Prasansook Veerasunthorn still faintly remembers her childhood days growing up in Thailand when she would watch Disney’s Dumbo hundreds of times because she was so captivated by the beloved flying elephant.

Despite not being able to understand the film in English, Dumbo’s compelling visuals she says, is what sparked her interest in animation.

As a Story Artist for Walt Disney Animation Studios for the past five years, Prasansook or ‘Fawn’, as her colleagues call her, has worked on critically acclaimed films such as Zootopia and Frozen, and is currently working on Moana.

But believe it or not– being a Story Artist was never part of her plan.

“Growing up in Thailand, this profession doesn’t even exist, so when I told my parents I wanted to go to art school, they were confused as to what my career path would look like,” said Fawn.

In spite of that, she pursued her dreams of being an Animator and moved to the United States at 19 years old to begin her undergraduate studies at the Columbus College of Art and Design in Ohio. After graduating, she began her career as an Animator in New York for Animation Collective. Then for a couple years, Fawn established herself as a 2D Animator in Flash Animation and eventually worked her way up to be an Animation Director.

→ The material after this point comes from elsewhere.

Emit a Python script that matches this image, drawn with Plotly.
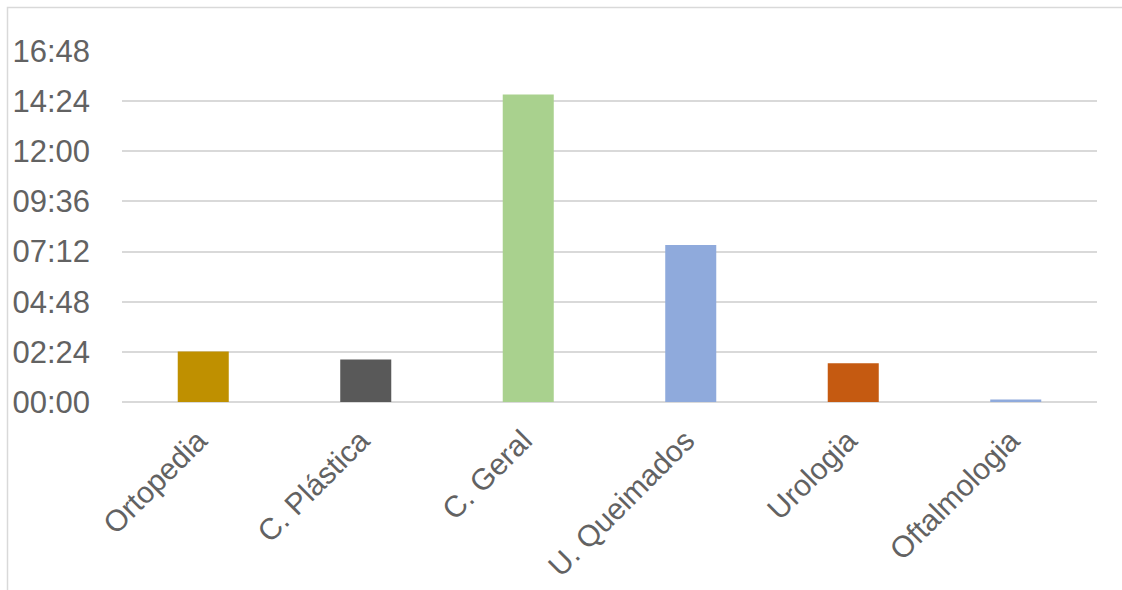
import plotly.graph_objects as go

# Surgical specialties and their time (minutes)
categories = ["Ortopedia", "C. Plástica", "C. Geral", "U. Queimados", "Urologia", "Oftalmologia"]
minutes = [145, 122, 883, 451, 111, 7]
bar_colors = ["#BF9000", "#595959", "#A9D18E", "#8FAADC", "#C55A11", "#8FAADC"]

# Y axis: every 2h24 (144 minutes)
tick_minutes = [0, 144, 288, 432, 576, 720, 864, 1008]
tick_labels = ["00:00", "02:24", "04:48", "07:12", "09:36", "12:00", "14:24", "16:48"]

label_color = "#626262"
grid_color = "#D9D9D9"
font_family = "Liberation Sans, Arial, sans-serif"

fig = go.Figure(
    go.Bar(
        x=categories,
        y=minutes,
        marker=dict(color=bar_colors, line=dict(width=0)),
        width=0.314,
        hoverinfo="x+y",
    )
)

fig.update_layout(
    width=1122,
    height=590,
    margin=dict(l=122, r=25, t=51, b=188, pad=0),
    paper_bgcolor="white",
    plot_bgcolor="white",
    showlegend=False,
    font=dict(family=font_family, color=label_color, size=30),
    xaxis=dict(
        tickangle=-45,
        showgrid=False,
        showline=False,
        ticks="",
        automargin=False,
        ticklabelstandoff=14,
        ticklabelshift=-5,
        tickfont=dict(size=30, color=label_color),
    ),
    yaxis=dict(
        range=[0, 1008],
        tickvals=tick_minutes,
        ticktext=tick_labels,
        showgrid=True,
        gridcolor=grid_color,
        gridwidth=1.5,
        zeroline=True,
        zerolinecolor=grid_color,
        zerolinewidth=1.5,
        showline=False,
        ticks="",
        automargin=False,
        ticklabelstandoff=31,
        tickfont=dict(size=31, color=label_color),
    ),
    shapes=[
        # chart-area frame (extends past the right and bottom edges)
        dict(
            type="rect",
            xref="paper",
            yref="paper",
            x0=(7.5 - 122) / 975,
            x1=1.1,
            y0=-0.7,
            y1=(402 - 7.5) / 351,
            line=dict(color=grid_color, width=1.5),
            fillcolor="rgba(0,0,0,0)",
            layer="below",
        )
    ],
)

fig.write_html("out.html")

With more than a decade experience in the business, it was then that she first got a taste of doing storyboarding.

“My colleagues asked me if I could board, and I said sure, even though I didn’t really know much about the process, I just ran with it. I learned from the job from that point on and that’s how I got started.”

Disney Animation films take three to five years to develop, and multiple Story Artists, including Fawn, take the first step toward visualizing the film by creating storyboards based on script pages.

After Fawn is assigned scenes, the director and head of story express the type of feeling they’re trying to achieve in addition to the art director providing character and environmental design elements. Other than that, it’s up to her to create and explore.

As an artist who works with the characters who tug on our heartstrings the Disney way, Fawn says the inspiration for the characters and scenes she creates, she draws from her background and experiences.

For instance, being a Thai native who moved to the US, she related to Judy’s character in Zootopia on a personal level and that it had a significant influence in her work.

Zootopia is like New York City where people come from everywhere like a melting pot and I thought of Zootopia as me living in the States in general.”

“In Thailand everyone is from Thailand, you don’t see a lot of diversity. So moving here was a culture shock, and I knew what Judy felt like going to the city,” Fawn revealed.

There’s a sequence in the film where Judy hops on the train to Zootopia and looks in awe out the windows as she passes Sahara Square and Tundra Town among other landscapes before she gets to the train station. When she reaches the station, mice start trickling down transparent tubes and hippos come out of the water dressed in suits automatically greeted with dryers.

Scenes like that required group brainstorming and collaboration, Fawn expressed. The fact that she and her fellow artists came from different places help with this line of work–in fact, details like that were not pre-written in the script.

Nonetheless, creating the scenes and characters is never an easy feat. Fawn says the process requires countless revising and multiple screenings. However, starting from a blank canvas is always her favorite part.



“The beginning is terrifying but exciting! There’s nothing there and then starting to shape it and getting into it is a fun puzzle to me. You can dream up different scenarios, and it’s exciting to pitch it for the first time.”

In addition, she mentions that she works with a very strong and inspiring team who give her good feedback that in turn help her grow to be a better artist.

“A lot of people have worked here forever—I’ll mention that I love a sequence in Mulan and then I’ll come to find out they boarded it! So it’s great learning from them.”

Outside of the Studios, Fawn draws as a hobby as well and regularly posts for her large followers on Instagram and Tumblr. She divulged that she does it to keep practicing the art of storyboarding and likes the fact that she’s able to receive feedback instantly when it comes to her jokes.



Practice makes perfect, she’s preached, and although it took her more than a decade to get where she is now she advised anyone who aspires to be an Artist at Disney Animation to be realistic and to do what you can to get your foot in the door.

“When I graduated, I applied to Disney and no one ever replied and I understand why. Don’t expect perfection right away, because these things take time. Trust the process, because you never know– animation might lead to storyboards. And keep at it because it’s not that easy for most people—including me,” she says.

It’s not everyday that one gets invited to chat with a Story Artist– while taking a stroll through the lobby, I’m surrounded by ocean blue Moana-inspired walls accompanied with freestyle art on canvas encircling the floor.

I’m engulfed with creativity around me at Walt Disney Animation Studios, where magic not only lives with its films, but also lives with the people.